Cette source de devises étrangères aide non seulement la Corée du Nord à développer ses programmes d'armement et nucléaires et à consolider le pouvoir et la position de son dirigeant Kim Jong-un, mais elle permet également à Pyongyang de neutraliser les pressions exercées par les États-Unis et leurs alliés.
« Les devises étrangères sont directement versées sur les comptes bancaires des dirigeants nord-coréens », a déclaré Sheena Greitens, professeure à l’Université du Missouri, qui suit les activités financières de la Corée du Nord depuis 10 à 15 ans.
bâton économique
Selon les analystes, seul le traquage et le blocage des sources secrètes de devises étrangères affluant en Corée du Nord permettront au président américain Donald Trump d'exercer une pression suffisante pour contraindre le dirigeant nord-coréen à s'asseoir à la table des négociations.

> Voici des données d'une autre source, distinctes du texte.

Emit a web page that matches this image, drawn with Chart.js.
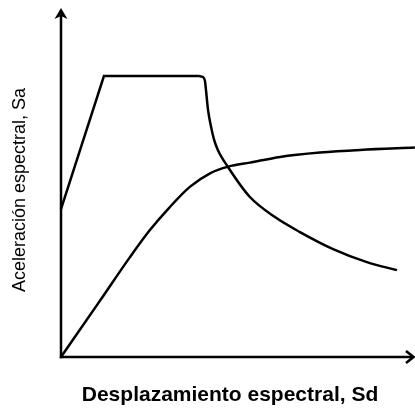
<!DOCTYPE html>
<html>
<head>
<meta charset="utf-8">
<script src="https://cdn.jsdelivr.net/npm/chart.js@4.4.0/dist/chart.umd.min.js"></script>
<style>
  html, body { margin: 0; padding: 0; background: #ffffff; }
  #wrap { width: 415px; height: 408px; position: relative; }
</style>
</head>
<body>
<div id="wrap"><canvas id="c"></canvas></div>
<script>
// Demand spectrum: linear ramp + constant plateau
const demandRampX = [0, 1.27, 4.08];
const demandRampY = [4.43, 8.41, 8.41];
// Demand spectrum: descending branch
const demandFallX = [4.08, 4.20, 4.26, 4.29, 4.35, 4.44, 4.53, 4.64, 4.94, 5.59, 6.33, 7.07, 8.05, 9.05, 9.94];
const demandFallY = [8.41, 8.38, 8.26, 7.99, 7.40, 6.89, 6.50, 6.20, 5.69, 4.79, 4.19, 3.74, 3.23, 2.84, 2.60];
// Capacity curve
const capacityX = [0, 1.15, 2.04, 2.63, 3.22, 3.82, 4.41, 4.95, 5.59, 6.48, 7.66, 8.85, 10.47];
const capacityY = [0, 1.68, 2.99, 3.80, 4.49, 5.10, 5.50, 5.70, 5.82, 5.99, 6.12, 6.20, 6.27];

const xTitle = 'Desplazamiento espectral, Sd';
const yTitle = 'Aceleración espectral, Sa';

function pts(xs, ys) { return xs.map((x, i) => ({ x: x, y: ys[i] })); }

const axesArrows = {
  id: 'axesArrows',
  afterDatasetsDraw(chart) {
    const ctx = chart.ctx;
    const a = chart.chartArea;
    const x0 = a.left, y0 = a.bottom;
    ctx.save();
    ctx.strokeStyle = '#000';
    ctx.fillStyle = '#000';
    ctx.lineWidth = 2.5;
    ctx.lineCap = 'butt';
    ctx.beginPath();
    ctx.moveTo(x0, y0 + 1.2);
    ctx.lineTo(x0, 14);
    ctx.stroke();
    ctx.beginPath();
    ctx.moveTo(x0 - 1.2, y0);
    ctx.lineTo(412, y0);
    ctx.stroke();
    // y arrow head (filled)
    ctx.beginPath();
    ctx.moveTo(x0, 8);
    ctx.lineTo(x0 + 6.5, 19);
    ctx.lineTo(x0, 16);
    ctx.lineTo(x0 - 6.5, 19);
    ctx.closePath();
    ctx.fill();
    // x arrow head (chevron)
    ctx.lineJoin = 'miter';
    ctx.beginPath();
    ctx.moveTo(406, y0 - 6);
    ctx.lineTo(413.5, y0);
    ctx.lineTo(406, y0 + 6);
    ctx.stroke();
    ctx.restore();
  }
};

new Chart(document.getElementById('c'), {
  type: 'scatter',
  data: {
    datasets: [
      { data: pts(demandRampX, demandRampY), showLine: true, borderColor: '#000', borderWidth: 2.5, pointRadius: 0, tension: 0, clip: false, borderJoinStyle: 'miter' },
      { data: pts(demandFallX, demandFallY), showLine: true, borderColor: '#000', borderWidth: 2.5, pointRadius: 0, cubicInterpolationMode: 'monotone', clip: false },
      { data: pts(capacityX, capacityY), showLine: true, borderColor: '#000', borderWidth: 2.5, pointRadius: 0, cubicInterpolationMode: 'monotone', clip: false }
    ]
  },
  options: {
    responsive: true,
    maintainAspectRatio: false,
    animation: false,
    layout: { padding: { top: 23, right: 16, left: 0, bottom: 0 } },
    plugins: { legend: { display: false }, tooltip: { enabled: false } },
    scales: {
      x: {
        type: 'linear', min: 0, max: 10,
        grid: { display: false }, border: { display: false },
        ticks: { display: false },
        title: { display: true, text: xTitle, color: '#000', padding: { top: 0, bottom: 0 },
                 font: { family: 'Liberation Sans', size: 21, weight: 'bold' } },
        afterFit(s) { s.height = 51; }
      },
      y: {
        type: 'linear', min: 0, max: 10,
        grid: { display: false }, border: { display: false },
        ticks: { display: false },
        title: { display: true, text: yTitle, color: '#000', padding: { top: 9, bottom: 0 },
                 font: { family: 'Liberation Sans', size: 18, weight: 'normal' } },
        afterFit(s) { s.width = 61; }
      }
    }
  },
  plugins: [axesArrows]
});
</script>
</body>
</html>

En théorie, cela paraît simple, mais en pratique, couper les rentrées de devises de Pyongyang est loin d'être facile. La Corée du Nord trouvera toujours de nouveaux moyens d'envoyer de l'argent à son pays.
« (Pyongyang) est vraiment douée pour trouver de nouvelles façons de contourner la loi, très créative pour générer des devises étrangères, ce qui implique parfois de modifier la géographie des activités illégales », a déclaré le professeur Greitens, ajoutant que la capacité d'improvisation de la Corée du Nord devait être contrôlée.

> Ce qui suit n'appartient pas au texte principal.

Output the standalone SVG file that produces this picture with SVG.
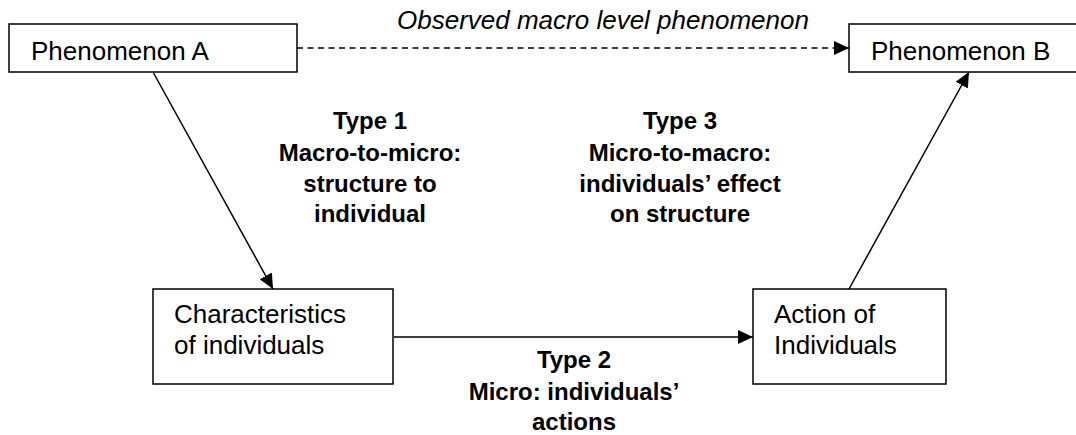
<svg xmlns="http://www.w3.org/2000/svg" width="1076" height="435" viewBox="0 0 1076 435">
  <style>
    .box { fill: #ffffff; stroke: #000000; stroke-width: 1.5; }
    .lbl { font-family: "Liberation Sans", Arial, sans-serif; font-size: 26px; fill: #000000; }
    .bold { font-family: "Liberation Sans", Arial, sans-serif; font-size: 24px; font-weight: bold; fill: #000000; text-anchor: middle; }
    .ital { font-family: "Liberation Sans", Arial, sans-serif; font-size: 26px; font-style: italic; fill: #000000; }
    .conn { stroke: #000000; stroke-width: 1.5; fill: none; }
    .dash { stroke-dasharray: 6 4.5; }
  </style>
  <defs>
    <marker id="arrow" markerUnits="userSpaceOnUse" markerWidth="16" markerHeight="14" refX="15" refY="7" orient="auto">
      <path d="M0,0 L15,7 L0,14 Z" fill="#000000"/>
    </marker>
  </defs>
  <rect width="1076" height="435" fill="#ffffff"/>

  <g id="connectors">
    <line class="conn dash" x1="297" y1="48" x2="849" y2="48" marker-end="url(#arrow)"/>
    <line class="conn" x1="153" y1="72" x2="273" y2="289" marker-end="url(#arrow)"/>
    <line class="conn" x1="394" y1="337" x2="753" y2="337" marker-end="url(#arrow)"/>
    <line class="conn" x1="849" y1="289" x2="969" y2="72" marker-end="url(#arrow)"/>
  </g>

  <g id="phenomenonA">
    <rect class="box" x="9" y="24" width="288" height="48"/>
    <text class="lbl" x="31" y="60">Phenomenon A</text>
  </g>
  <g id="phenomenonB">
    <rect class="box" x="849" y="24" width="240" height="48"/>
    <text class="lbl" x="871" y="60">Phenomenon B</text>
  </g>
  <g id="characteristics">
    <rect class="box" x="153" y="289" width="240" height="95"/>
    <text class="lbl" x="174" y="323">Characteristics</text>
    <text class="lbl" x="174" y="354">of individuals</text>
  </g>
  <g id="action">
    <rect class="box" x="753" y="289" width="193" height="95"/>
    <text class="lbl" x="774" y="323">Action of</text>
    <text class="lbl" x="774" y="354">Individuals</text>
  </g>

  <g id="labels">
    <text class="ital" x="397" y="29">Observed macro level phenomenon</text>
    <text class="bold" x="370" y="129">Type 1</text>
    <text class="bold" x="370" y="161">Macro-to-micro:</text>
    <text class="bold" x="370" y="192">structure to</text>
    <text class="bold" x="370" y="222">individual</text>
    <text class="bold" x="680" y="129">Type 3</text>
    <text class="bold" x="680" y="161">Micro-to-macro:</text>
    <text class="bold" x="680" y="192">individuals’ effect</text>
    <text class="bold" x="680" y="222">on structure</text>
    <text class="bold" x="574" y="368">Type 2</text>
    <text class="bold" x="574" y="400">Micro: individuals’</text>
    <text class="bold" x="574" y="430">actions</text>
  </g>
</svg>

« La Corée du Nord a mis en place un système offshore capable de résister à la pression de toutes les sanctions internationales, en grande partie en dissimulant et en camouflant habilement ses activités commerciales illicites sous couvert d'activités légitimes », a déclaré John Park, expert de la Corée du Nord à l'Université Harvard.
Pour faire face à la capacité imprévisible de Pyongyang à improviser, le secrétaire d'État américain Rex Tillerson a déclaré que les États-Unis étaient prêts à sanctionner les tiers qui aident la Corée du Nord à contourner la loi.
Bien que le secrétaire d'État Tillerson n'ait pas précisé comment les États-Unis sanctionneraient les pays qui commercent illégalement avec Pyongyang, les États-Unis demandent actuellement aux pays de restreindre leurs relations diplomatiques avec la Corée du Nord.
« Nous demandons aux pays de reconsidérer leurs relations diplomatiques avec la Corée du Nord », a déclaré W. Patrick Murphy, sous-secrétaire d'État adjoint américain pour l'Asie du Sud-Est. M. Murphy a également souligné que les États-Unis exercent des pressions sur les pays d'Asie du Sud-Est.
Cependant, l'efficacité de cette mesure reste une question sans réponse.
« Les pays d’Asie du Sud-Est maintiennent des liens étroits avec la Corée du Nord sur de nombreux plans : diplomatique, culturel et économique. Ils ont d’ailleurs démontré leur volonté de préserver ces relations. Il leur appartiendra de décider de la manière dont ils traiteront avec la Corée du Nord », indique le magazine Diplomat.
Le facteur Chine
« Si vous voulez couper toutes les sources de revenus de Pyongyang… Au final, il faudra bien revenir à la question de ce que vous allez faire avec la Chine », a conclu Ruggiero, ancien responsable du Trésor américain.
À mesure que la Corée du Nord s'isole, elle devient de plus en plus dépendante de la Chine, son allié le plus proche, son principal fournisseur et le pays le plus influent. Selon les chiffres des Nations Unies, environ 85 % des exportations nord-coréennes sont destinées à la Chine et 76 % de ses importations proviennent également de Chine.
Les États-Unis auront besoin du soutien de la Chine pour contenir la Corée du Nord, selon les experts.
En novembre dernier, Pékin a accepté de durcir l'application des sanctions de l'ONU contre la Corée du Nord. L'une des principales sources de devises étrangères de la Corée du Nord provient de la vente de millions de tonnes de charbon à la Chine chaque année, ce qui représentait environ un tiers de ses exportations officielles en 2015. En conséquence, la Chine a décidé de cesser ses importations de charbon en provenance de Corée du Nord le 19 février.
Cependant, la Chine n'a jamais renforcé son emprise commerciale et économique sur son voisin d'Asie de l'Est car la Corée du Nord reste une zone tampon économique et politique importante pour Pékin dans ses relations avec la Corée du Sud, un allié clé des États-Unis, a commenté l'ancien directeur de la CIA, David Cohen.
John Park, directeur du groupe de travail sur la Corée à la Harvard Kennedy School, estime que Pyongyang stocke d'« énormes sommes d'argent » dans des banques chinoises.
Selon CNN, des enquêtes menées par les Nations Unies et le gouvernement américain ont également mis en évidence que la Corée du Nord utilise un réseau de sociétés écrans pour effectuer des transactions bancaires à travers le monde. M. Anthony Ruggiero a averti que les États-Unis interviendraient pour empêcher les banques chinoises de continuer à soutenir Pyongyang.
« Au final, il faudra quand même s’en prendre aux banques et aux entreprises chinoises qui ont conspiré avec Pyongyang pour contourner les sanctions internationales », a déclaré Ruggiero.